AKP’liler “FETÖ’nün siyasî ayağı yok!” diyor. Söylediklerine kendilerinin inandığını sanmıyoruz. Her yere, siyasetçilerin denetim, gözetim ve yönetimindeki her yere girip etkin olacaklar ama AKP’liler içinde olmayacaklar. Hem böyle olmayacak, hem de ülke düzeyinde, üniversitelerde, Silâhlı Kuvvetler’de, Emniyet’te, yargıda, yönetimde binlerce FETÖ’cü olacak. Savunmalarına çocuklar bile inanmaz.
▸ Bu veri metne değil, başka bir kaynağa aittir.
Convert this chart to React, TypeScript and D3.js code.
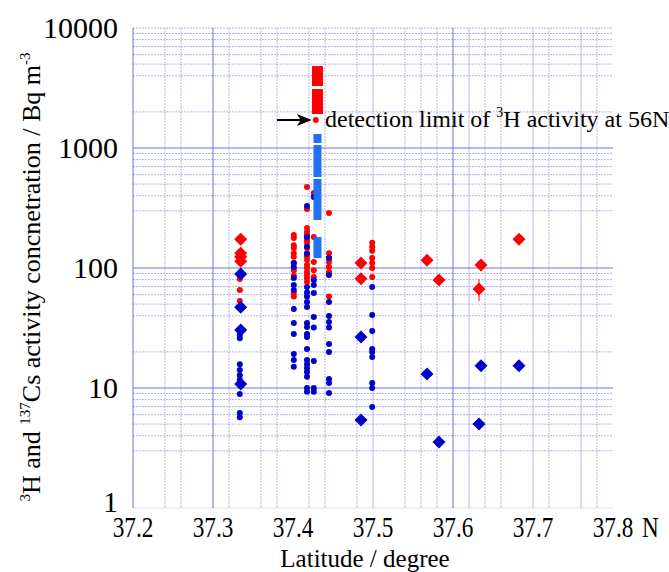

Siyaset bunlarla olmasa, bunları desteklemese güç kazanmazlar, çoğalmazlardı.Önceki yakınlıklarının fotoğrafları, birbirlerine okşayıcı ve destekleyici sözleri kamunun bilgisi içinde. “Ne istediler de vermedik, dönsün de hasret bitsin” açıklamaları unutulmuyor. 17/25 Aralık 2013 olaylarına ilişkin konuşmaların inkârı gibi FETÖ’cülük de inkâr ediliyor. Siyasal ayak saklanarak korunuyor.

SONUÇ

Sonuç ne olursa olsun yaşamımızda, gelecek umudumuzda bir dağınıklığa ve zayıflığa düşmeyelim. İlkelerimizden, doğru bildiğimizden sapmadan benimsediğimiz değerleri savunmayı sürdürerek karanlıkları ve güçlükleri aşma çabamızı sürdüreceğiz. Halkoylamasında “Hayır” diyenlerin karşısında yalnız AKP’liler ve yandaşları değil devlet vardı.
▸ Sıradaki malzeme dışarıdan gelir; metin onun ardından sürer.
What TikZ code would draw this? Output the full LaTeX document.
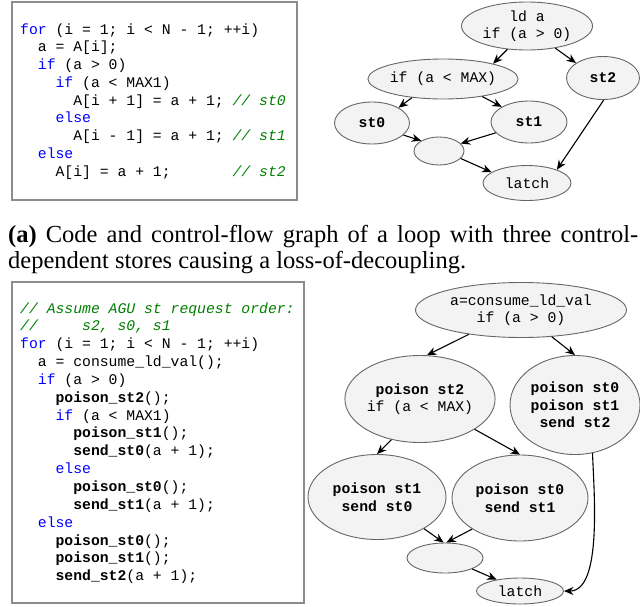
\documentclass[tikz,border=0pt]{standalone}
\usepackage{fontspec}
\setmainfont{Liberation Serif}
\setmonofont{Liberation Mono}
\usetikzlibrary{arrows.meta,shapes.geometric}

\definecolor{kwblue}{RGB}{0,0,255}
\definecolor{cmgreen}{RGB}{0,128,0}
\definecolor{boxgray}{RGB}{140,140,140}
\definecolor{nodegray}{RGB}{102,102,102}
\definecolor{nodefill}{RGB}{243,243,243}

\newcommand{\codefont}{\fontsize{14.75}{17.5}\selectfont\ttfamily}
\newcommand{\capfont}{\fontsize{24.5}{26}\selectfont}
\newcommand{\kw}[1]{{\color{kwblue}#1}}
\newcommand{\cm}[1]{{\color{cmgreen}\itshape #1}}
\newcommand{\ind}[1]{\hspace*{#1\dimexpr0.6em\relax}}

\tikzset{
    codebox/.style={draw=boxgray, line width=1.3pt, fill=white},
    codeline/.style={anchor=base west, inner sep=0pt, font=\codefont},
    cfgnode/.style={ellipse, draw=nodegray, fill=nodefill, line width=0.9pt,
        inner sep=0pt, align=center, font=\codefont},
    flow/.style={-{Stealth[length=9.5pt,width=8pt]}, line width=1.1pt},
    caption/.style={anchor=base west, inner sep=0pt, font=\capfont},
}

\begin{document}
\begin{tikzpicture}[x=1pt, y=-1pt]
    \useasboundingbox (0,0) rectangle (640,606);

    % (a) code
    \draw[codebox] (12,2) rectangle (297,200);
    \foreach \t [count=\i] in {
        {\kw{for} (i = 1; i < N - 1; ++i)},
        {\ind{2}a = A[i];},
        {\ind{2}\kw{if} (a > 0)},
        {\ind{4}\kw{if} (a < MAX1)},
        {\ind{6}A[i + 1] = a + 1; \cm{// st0}},
        {\ind{4}\kw{else}},
        {\ind{6}A[i - 1] = a + 1; \cm{// st1}},
        {\ind{2}\kw{else}},
        {\ind{4}A[i] = a + 1;\ind{7}\cm{// st2}}}
        \node[codeline] (codeA-\i) at (20, 16.25+17.75*\i) {\t};

    % (a) graph
    \node[cfgnode, minimum width=131pt, minimum height=48pt] (ld) at (527,26) {ld a\\if (a > 0)};
    \node[cfgnode, minimum width=150pt, minimum height=40pt] (ifmax) at (443,79) {if (a < MAX)};
    \node[cfgnode, minimum width=73pt, minimum height=43pt] (st2) at (603,78) {\textbf{st2}};
    \node[cfgnode, minimum width=75pt, minimum height=42pt] (st0) at (372,123) {\textbf{st0}};
    \node[cfgnode, minimum width=76pt, minimum height=42pt] (st1) at (529,122) {\textbf{st1}};
    \node[cfgnode, minimum width=50pt, minimum height=28pt] (join) at (439,151) {};
    \node[cfgnode, minimum width=88pt, minimum height=35pt] (latch) at (527,183) {latch};

    \draw[flow] (ld.230) -- (ifmax.17);
    \draw[flow] (ld.322) -- (st2.151);
    \draw[flow] (ifmax.211) -- (st0.30);
    \draw[flow] (ifmax.336) -- (st1.151);
    \draw[flow] (st0.339) -- (join.150);
    \draw[flow] (st1.198) -- (join.19);
    \draw[flow] (join.341) -- (latch.163);
    \draw[flow] (st2.272) -- (latch.24);

    % caption (a)
    \node[caption] (capA) at (8,242)
        {\hbox to 630pt{\textbf{(a)} Code and control-flow graph of a loop with three control-}};
    \node[caption] (capB) at (8,268)
        {dependent stores causing a loss-of-decoupling.};

    % (b) code
    \draw[codebox] (12,282) rectangle (304,603);
    \foreach \t [count=\i] in {
        {\cm{// Assume AGU st request order:}},
        {\cm{//\ind{5}s2, s0, s1}},
        {\kw{for} (i = 1; i < N - 1; ++i)},
        {\ind{2}a = consume\_ld\_val();},
        {\ind{2}\kw{if} (a > 0)},
        {\ind{4}\textbf{poison\_st2}();},
        {\ind{4}\kw{if} (a < MAX1)},
        {\ind{6}\textbf{poison\_st1}();},
        {\ind{6}\textbf{send\_st0}(a + 1);},
        {\ind{4}\kw{else}},
        {\ind{6}\textbf{poison\_st0}();},
        {\ind{6}\textbf{send\_st1}(a + 1);},
        {\ind{2}\kw{else}},
        {\ind{4}\textbf{poison\_st0}();},
        {\ind{4}\textbf{poison\_st1}();},
        {\ind{4}\textbf{send\_st2}(a + 1);}}
        \node[codeline] (codeB-\i) at (20, 295.15+17.85*\i) {\t};

    % (b) graph
    \node[cfgnode, minimum width=211pt, minimum height=55pt] (ldval) at (521,310) {a=consume\_ld\_val\\if (a > 0)};
    \node[cfgnode, minimum width=130pt, minimum height=87pt] (pst2) at (420,399) {\textbf{poison st2}\\if (a < MAX)};
    \node[cfgnode, minimum width=130pt, minimum height=99pt] (sst2) at (575,405) {\textbf{poison st0}\\\textbf{poison st1}\\\textbf{send st2}};
    \node[cfgnode, minimum width=138pt, minimum height=85pt] (sst0) at (377,497) {\textbf{poison st1}\\\textbf{send st0}};
    \node[cfgnode, minimum width=136pt, minimum height=86pt] (sst1) at (520,498) {\textbf{poison st0}\\\textbf{send st1}};
    \node[cfgnode, minimum width=76pt, minimum height=30pt] (joinb) at (445,558) {};
    \node[cfgnode, minimum width=87pt, minimum height=26pt] (latchb) at (520,591) {latch};

    \draw[flow] (ldval.205) -- (pst2.81);
    \draw[flow] (ldval.319) -- (sst2.90);
    \draw[flow] (pst2.235) -- (sst0.90);
    \draw[flow] (pst2.331) -- (sst1.90);
    \draw[flow] (sst0.326) -- (joinb.95);
    \draw[flow] (sst1.213) -- (joinb.85);
    \draw[flow] (joinb.338) -- (latchb.154);
    \draw[flow] (sst2.290) to[out=-88, in=0, looseness=0.7] (latchb.east);
\end{tikzpicture}
\end{document}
Bir yanda yaşam güçlüğü, işsizlik, adaletsizlik, hukuksuzluk, ayrımcılık, iç ve dış tehlikeler, bir yanda sarayları, kasrı, köşkleriyle cumhurbaşkanı. İçişleri Bakanı’nın bir ay önceki açıklamasına göre; “Bugüne kadar 113 bin 260 kişi FETÖ’yle ilgili gözaltına alınmış ve yaklaşık 745 kişinin gözaltı işlemi devam ediyor. Tutuklu sayısı 47 bin 155, adlî kontrolle bırakılan 41 bin 499 kişi ve serbest kalan da 23 bin 861 kişi. 863 de firari. Tutukluların 10 bin 732’si polis, 7 bin 463’ü asker. 168’i general. 2 bin 575’i yargıç ve savcı. 26 bin 177’si sivil. 208’i de mülkî idare amiri.” Şehitler ayrı. Bugün bu rakamlar daha da arttı.
Daha ne olsun? Nasıl oldu, kimler yaptı, yaptırdı? Düştüğümüz durumun sorumluları kimler? Sonuçlar ortada. İktidarın notlarını verip karnesini düzenlemek ulusun hakkı.